Eye background examination for diabetes | Ocular fundus examination

Eye background examination for diabetes

Although diabetes mellitus is a disease that primarily affects the pancreas and thus the body’s sugar metabolism, it is also a disease of the liver. However, this disorder affects the entire body and all organ systems, including the eyes. The main consequential damage that diabetes causes to the eye is the development of cataracts, diabetic retinopathy and secondary or neovascularisation glaucoma.

Diabetic retinopathy, in turn, can be divided into two subforms, the proliferative and the non-proliferative form. In this case, the blood sugar levels, which are often poorly adjusted over many years, and the blood pressure, which is also too high, cause minor damage to the blood vessels in the back of the eye. These supply the retina, which can suffer damage and die without sufficient oxygen.

Due to the small lesions that have developed in the vascular wall, small bulges, so-called microaneurysms, form there, which can burst and cause bleeding in the retina. This stage of retinopathy is called non-proliferative. In a more advanced stage, new small blood vessels are formed in the retina, since the retina is dependent on an adequate supply of oxygen, but the defective vessels can no longer transport the blood everywhere.

However, these fresh vessels are very weak and vulnerable, which further increases the risk of bleeding into the retina. If the blood even gets into the vitreous body of the eye itself, vision is severely impaired. Despite the severity of the disease, those affected do not notice any symptoms for a long time at first.

Sometimes the vision is slightly reduced and vision becomes a little blurred. When the first symptoms appear, it is then usually too late to effectively combat the progress of the disease and the consequential damage must be treated first and foremost. Therefore, it is extremely important for diabetics to take conscientious note of the regular check-ups of the ocular fundus carried out by the attending physician, as prevention is the best way to avoid damage to the eye.

Cataracts is a gradual clouding of the lens, which hinders the light entering the eye and reduces vision. A cataract in old age, i.e. over 65 years of age, is quite normal. In diabetics, however, it often develops much faster and earlier. The first symptoms can be dull and blurred vision, increasingly poor night vision, sensitivity to light and halos around bright light sources. The clouding does not cause pain, so the gradual process is hardly noticed by many people affected, or only very late.

Next steps

For some of the diseases, further examinations are then required, such as a vascular imaging (fluorescence angiography) or an ultrasound examination.

Driving a car after an ocular fundus examination

After a retinal examination, the patient should not drive a car for a certain period of time and should not actively participate in public traffic.
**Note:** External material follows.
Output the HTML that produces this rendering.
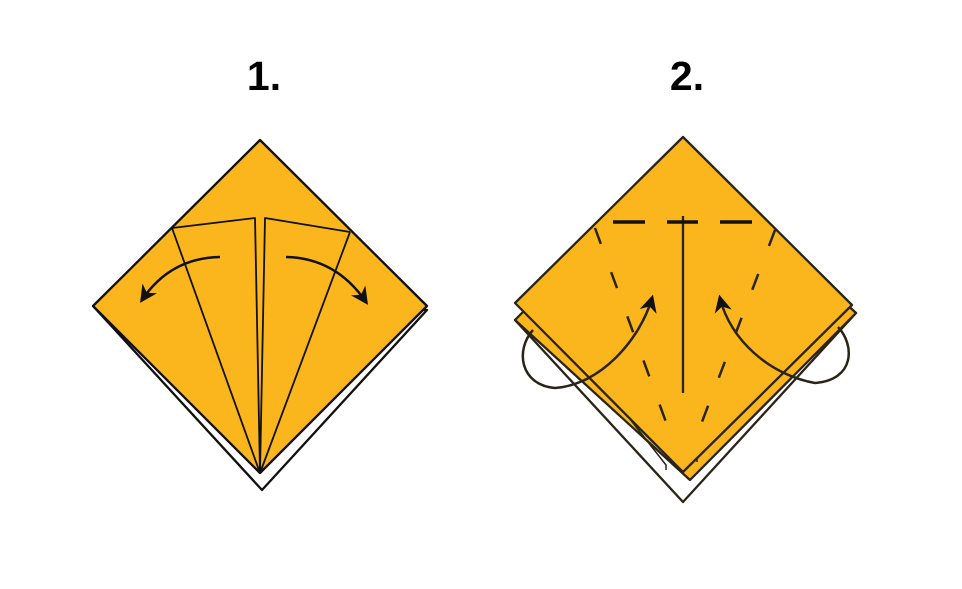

This is because the pupils are no longer able to adapt to the incident light of the surroundings and to seeing near and far due to the dilation of the pupils by medication. Vision becomes blurred and the eye is more sensitive to light than normal.

As a result, one’s vision is much worse than normal and one is often unable to judge distances and speeds correctly. As a rule, however, the effect of the pupil-dilating eye drops should have disappeared after about three to five hours and the patient can once again participate fully in traffic. The dilation of the pupil for the examination naturally has no further consequences for the eye or vision.